A radar glitch at the Medford airport has grounded the facility's cloud-seeding balloon — which combined with heavy fog this week to delay or cancel numerous flights, airport officials said.
The radar issue does not affect airplane flight safety, as planes can land and take off once the fog clears on its own, Medford airport Manager Bern Case said.
It would most likely be safe to fly the unmanned CASPER balloon with the current radar, but Case said the airport has emphasized extreme caution. The balloon is used to release dry-ice pellets for cloud seeding, to create openings in the fog that would allow landings or take-offs.
"The tower has had a challenge with the radar and we just can't seed without the balloon," Case said. "It's been a long couple of days."
The fog caused between five and seven flight delays on Thursday. Several people were stranded for hours on flights heading in all directions, Case said.
Among those stranded far from home was Jacksonville resident Dana Winkler.
Winkler earlier this week flew to Los Angeles for a work meeting. She quickly found that the Rogue Valley had become an impregnable fortress when fog socked in the area, stranding her in Portland.
"I didn't expect to be gone long, so I didn't pack a lot of essential items," she said.
Airline officials told her she would have to plan on spending a long day at Portland, not leaving until a late flight on Friday.

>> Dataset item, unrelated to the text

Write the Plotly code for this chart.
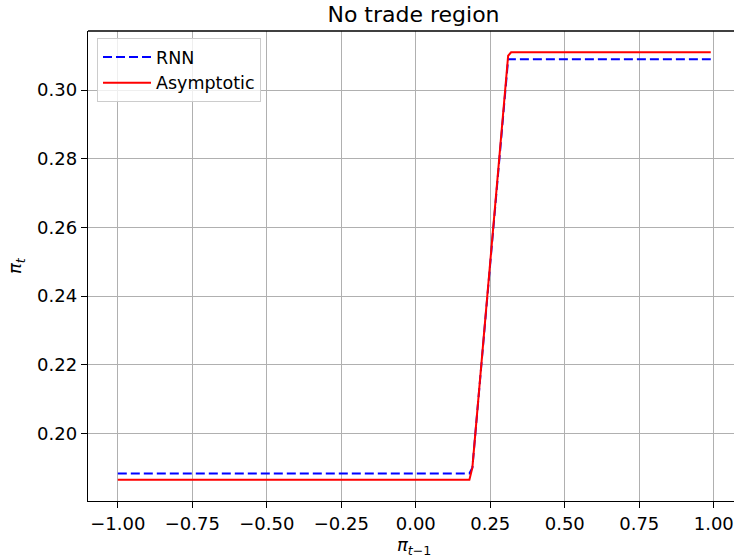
import plotly.graph_objects as go

# Data
x_rnn = [-1.0, 0.18, 0.19, 0.30, 0.31, 0.99]
y_rnn = [0.1883, 0.1883, 0.19, 0.30, 0.309, 0.309]
x_asym = [-1.0, 0.18, 0.19, 0.31, 0.32, 0.99]
y_asym = [0.1865, 0.1865, 0.19, 0.31, 0.311, 0.311]
x_ticks = [-1.0, -0.75, -0.5, -0.25, 0.0, 0.25, 0.5, 0.75, 1.0]
y_ticks = [0.20, 0.22, 0.24, 0.26, 0.28, 0.30]

FONT = "DejaVu Sans"
W, H = 734, 560

fig = go.Figure()
fig.add_trace(go.Scatter(x=x_rnn, y=y_rnn, mode="lines", name="RNN",
                         line=dict(color="blue", width=2, dash="9px,4px")))
fig.add_trace(go.Scatter(x=x_asym, y=y_asym, mode="lines", name="Asymptotic",
                         line=dict(color="red", width=2)))

axis_common = dict(showgrid=True, gridcolor="#b0b0b0", gridwidth=1.3,
                   showline=True, linecolor="black", linewidth=1.4,
                   ticks="outside", ticklen=6, tickwidth=1.4, tickcolor="black",
                   zeroline=False, automargin=False,
                   tickfont=dict(family=FONT, size=18, color="black"))

fig.update_xaxes(range=[-1.1, 1.068], tickvals=x_ticks, tickformat=".2f", **axis_common)
fig.update_yaxes(range=[0.1803, 0.3172], tickvals=y_ticks, tickformat=".2f", **axis_common)

fig.add_shape(type="line", xref="paper", yref="paper", x0=0, x1=1, y0=1, y1=1,
              line=dict(color="black", width=1.4))

fig.add_annotation(text="<i>π</i><sub><i>t</i>−1</sub>", xref="paper", yref="paper",
                   x=(414 - 88) / (W - 88), y=-(546 - 501) / 470,
                   xanchor="center", yanchor="middle", showarrow=False,
                   font=dict(family=FONT, size=18, color="black"))
fig.add_annotation(text="<i>π</i><sub><i>t</i></sub>", xref="paper", yref="paper",
                   x=-(88 - 16) / (W - 88), y=1 - (266 - 31) / 470, textangle=-90,
                   xanchor="center", yanchor="middle", showarrow=False,
                   font=dict(family=FONT, size=18, color="black"))

fig.update_layout(
    width=W, height=H,
    margin=dict(l=88, r=0, t=31, b=59),
    paper_bgcolor="white", plot_bgcolor="white",
    title=dict(text="No trade region", x=413.5 / W, xref="container", xanchor="center",
               y=1 - 14 / H, yref="container", yanchor="middle",
               font=dict(family=FONT, size=22, color="black")),
    legend=dict(x=(97 - 88) / (W - 88), y=1 - (38 - 31) / 470, xanchor="left", yanchor="top",
                bgcolor="rgba(255,255,255,0.8)", bordercolor="#cccccc", borderwidth=1,
                itemwidth=48,
                font=dict(family=FONT, size=17.5, color="black")),
    showlegend=True,
)

fig.write_html("out.html", config={"displayModeBar": False},
               post_script="document.body.style.margin='0';document.body.style.padding='0';")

Frustrated, Winkler booked a rental car at a steep rate for the drive back to Jackson County.
"You can't be gone for too many days because you start missing work," Winkler said. "I'm just glad to be back home."
Additional flights from Portland and San Francisco were delayed Friday.
Case said the airport has scrambled to squeeze as many people as possible onto flights in the past 24 hours to clear up the backlog of passengers.
"It has set us back, but we are trying to get people where they need to go," Case said.
In the meantime, CASPER will remain in the hangar, unable to do what it does best.
The Cable Attached System Providing Effective Release is an 18-foot helium-filled balloon that hoists a cylinder of dry-ice pellets.
After being sent aloft, the balloon is pulled along by a truck to seed the clouds above the runway area. The pellets freeze the fog, creating snow, which drifts to the ground and clears the air.
It cuts a wide swath in the fog that enables planes to come and go.
"When we can't get the balloon in the air, Mother Nature wins," Case said.
The airport hopes to have the balloon available this weekend.
It likely will be needed, as the stagnant air and freezing fog is expected to stick around the valley until the middle of next week, according to National Weather Service meteorologist Mike Petrucelli.
An air stagnation advisory originally set to expire Sunday has been extended until 10 a.m. Tuesday, the National Weather Service reported Friday.
Because of limited air movement, a high pressure system will remain in the area, trapping pollutants and resulting in thick, freezing fog in the Rogue Valley.
The area needs a storm system to move in to blow the stagnant air away and clear the skies, Petrucelli said.
"This is going to hang around for the next few days," he said. "The pattern does not look like it's going to change."